Statera ? Ce mot est synonyme d’équilibre, car en latin il signifie « balance ». Le pinot noir qui compose cette cuvée, associé au pinot gris et au merlot, est issu d’un ilot de cinq hectares situés sur la commune de Gétigné. La vendange est égrappée et les baies font l’objet d’une vinification minutieuse et délicate, en infusion. Les pigeages sont effectués au seau, pour mouiller le marc, en douceur. Son élevage en barriques (10% de bois neuf) requière quelques années de patience : ce 2022 mérite indéniablement d’être attendu car il se patinera encore avec les ans.

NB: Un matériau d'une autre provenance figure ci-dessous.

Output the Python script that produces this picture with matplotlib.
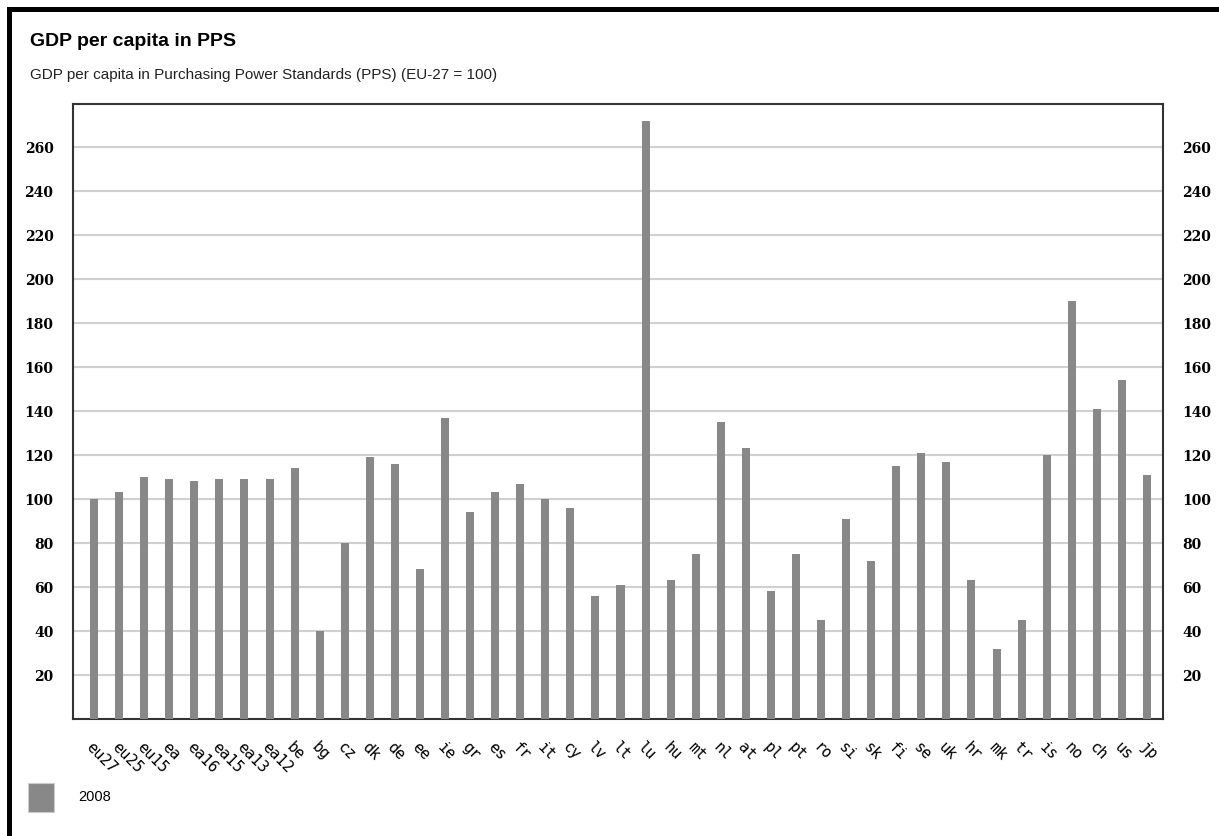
import matplotlib.pyplot as plt
from matplotlib.patches import Rectangle

countries = ['eu27', 'eu25', 'eu15', 'ea', 'ea16', 'ea15', 'ea13', 'ea12', 'be', 'bg',
             'cz', 'dk', 'de', 'ee', 'ie', 'gr', 'es', 'fr', 'it', 'cy', 'lv', 'lt',
             'lu', 'hu', 'mt', 'nl', 'at', 'pl', 'pt', 'ro', 'si', 'sk', 'fi', 'se',
             'uk', 'hr', 'mk', 'tr', 'is', 'no', 'ch', 'us', 'jp']
gdp_2008 = [100, 103, 110, 109, 108, 109, 109, 109, 114, 40,
            80, 119, 116, 68, 137, 94, 103, 107, 100, 96, 56, 61,
            272, 63, 75, 135, 123, 58, 75, 45, 91, 72, 115, 121,
            117, 63, 32, 45, 120, 190, 141, 154, 111]
yticks = [20, 40, 60, 80, 100, 120, 140, 160, 180, 200, 220, 240, 260]

W, H = 1219, 837
fig = plt.figure(figsize=(W / 100, H / 100), dpi=100)

# plot area in pixels: left 73, right 1163, top 105, bottom 720
ax = fig.add_axes([73 / W, 1 - 720 / H, 1090 / W, 615 / H])
x = list(range(len(countries)))
ax.bar(x, gdp_2008, width=0.32, color='#888888', zorder=3)
ax.set_xlim(-0.84, 42.64)
ax.set_ylim(0, 279.5)

ax.set_yticks(yticks)
ax.yaxis.grid(True, color='#d0d0d0', linewidth=1.5, zorder=1)
ax.tick_params(axis='y', length=0, pad=14, labelright=True, labelleft=True)
for lab in ax.get_yticklabels():
    lab.set_fontfamily('DejaVu Serif')
    lab.set_fontweight('bold')
    lab.set_fontsize(10)
ax.set_xticks(x)
ax.set_xticklabels(countries, rotation=-45, ha='left', va='top',
                   rotation_mode='anchor', fontsize=11, family='DejaVu Sans Mono')
ax.tick_params(axis='x', length=0, pad=14)
for s in ax.spines.values():
    s.set_color('#333333')
    s.set_linewidth(1.5)

# title and subtitle
fig.text(30 / W, 1 - 42 / H, 'GDP per capita in PPS', fontsize=14, fontweight='bold',
         family='Liberation Sans', va='center', ha='left')
fig.text(30 / W, 1 - 75 / H, 'GDP per capita in Purchasing Power Standards (PPS) (EU-27 = 100)',
         fontsize=11, family='Liberation Sans', va='center', ha='left', color='#222222')

# legend
fig.patches.append(Rectangle((28 / W, 1 - 813 / H), 26 / W, 29 / H, transform=fig.transFigure,
                             facecolor='#888888', edgecolor='#cccccc', linewidth=0.8))
fig.text(78 / W, 1 - 797 / H, '2008', fontsize=10.5, family='Liberation Sans',
         va='center', ha='left')

# black frame lines (left and top)
fig.patches.append(Rectangle((7 / W, 0), 5 / W, 1 - 8 / H, transform=fig.transFigure,
                             facecolor='black', edgecolor='none'))
fig.patches.append(Rectangle((7 / W, 1 - 13 / H), 1, 5 / H, transform=fig.transFigure,
                             facecolor='black', edgecolor='none'))

fig.savefig('out.png', dpi=100)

Quel éclat dans ce vin ! Le nez est floral, relevé par d’élégantes notes poivrées, de pivoine. La bouche est empreinte d’une grande pureté, aérienne, dévoilant un fruit arrivé à parfaite maturité, des notes de fruits noirs qui tapissent le palais jusqu’à la finale, épicée, intensément minérale.

Ornate 2021

Le nom de cette cuvée signifie « élégant ». Un beau choix pour ce vin issu du cépage merlot, planté il y a une vingtaine d’années sur un terroir composé de granit et de quartz. Entièrement égrenée, la vendange est vinifiée par infusion, sans remontage et fait l’objet d’un élevage en foudre durant 18 à 20 mois. Dans ce millésime frais, Ornate livre un nez discret, frais lui aussi, délicatement relevé de notes de laurier, et en bouche, une matière éblouissante, soyeuse et gourmande. Un très grand vin doté d’une persistance exceptionnelle.

Solera

Jamais à court d’idées ni d’envies d’expérimenter toujours un peu loin, Jérôme nous dévoile pour finir une solera, dont la base provient du millésime 2015. Chaque année, au moment du solstice d’été, elle a été ouillée par l’apport de jus des millésimes 2016, 2018, 2019, 2020, 2021 et 2022 (pas de 2017, frappé par le gel). Doté d’un nez exceptionnellement vif, vibrant, explosif même, cette cuvée déploie une matière d’une mâche, et d’une gourmandise admirables. Gros coup de cœur pour cette solera vibrante, fruit d’une quête mystérieuse : le vigneron constate, émerveillé, que chaque année le vin se reconstruit et évolue au fil de l’expérimentation.

Vous l’aurez compris : Jérôme Bretaudeau est une figure éminemment inspirante ! Ses vins se montrent à la hauteur de l’intérêt qu’ils suscitent actuellement, intérêt que ce vigneron en quête du meilleur entretient et développe avec talent, millésime après millésime.